“Get a clue,” my dad tells me over the phone when I’ve questioned his decision to spend a life counting other people’s money. Right. I could sort of see the slide down into passive-aggressive recriminations, yet was totally unable to prevent myself from throwing myself down that mental chute. And now, I ask myself. Right. Where is the clue and what does it look like?
We were being childish. To be even more childish I can truculently say “he started it” by raising the flogged horse that I thought was dead by now that it would be good to consider alternatives, in case my current path doesn’t work out.
I can already hear the dismissive ‘when you grow up and realise that in the real world you don’t make a living writing and writing about books’. If I’m honest with myself, sometimes it feels like we’re two bored actors reading a coffee-stained script where both of us are thinking “Who the hell wrote this crap?”
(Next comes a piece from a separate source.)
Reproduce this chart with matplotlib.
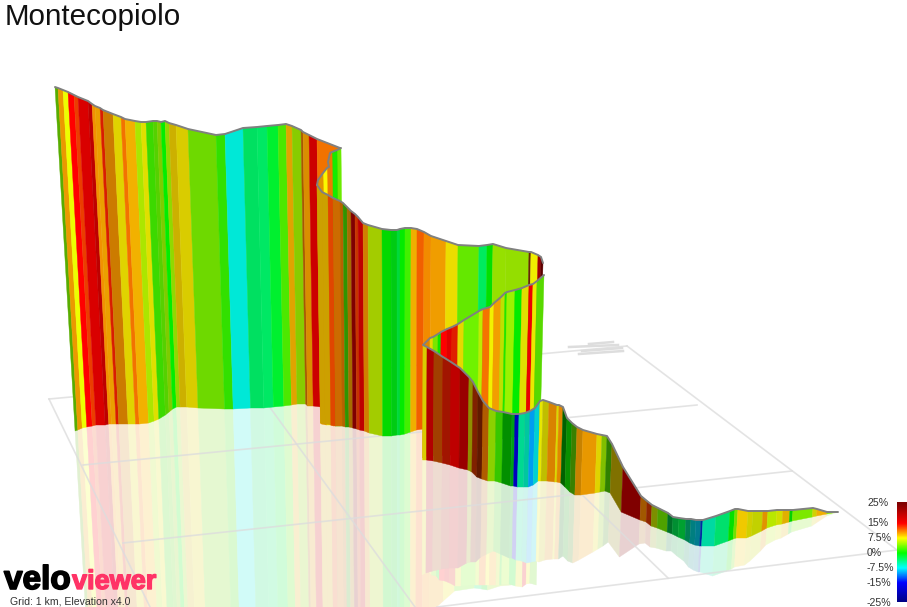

Do you ever have that feeling: that you’re following a script; that you’re not really invested in that script you’re following; and that there is no alternatives to following that script so you read from it even though everything says that you should change something fast? That you’re powerless to change the progression of the script?
So maybe the “get a clue” is true. However, the problem is of course that I have no idea about what the clue looks like, and where you can find it. Or even how you can find it. I feel a bit drifting lately, true, because while I would like to pretend that I’m all over the less than stellar attempt to get into the A-leagues, the A-league’s rejection of yours truly has made me a bit rudderless.
I have always had a goal. I’m weird that way. Even when I was a kid. I was going to be not fat; I was going to be a singer; I was going to go to England; and I was going to get into Oxbridge. I’m not fat any longer, I’m in England, and if I say so myself I’m a pretty good singer. I didn’t get into Cambridge, though. So, now there’s no goal. No big shining beacon to aim for.
In a way my life feels like reading the same kind of script as with dad. I add little projects that are supposed to motivate me. I make a song here and there, write a novel each summer. But it’s starting to feel like that script I’m reading with dad, and I come back to the question I opened with.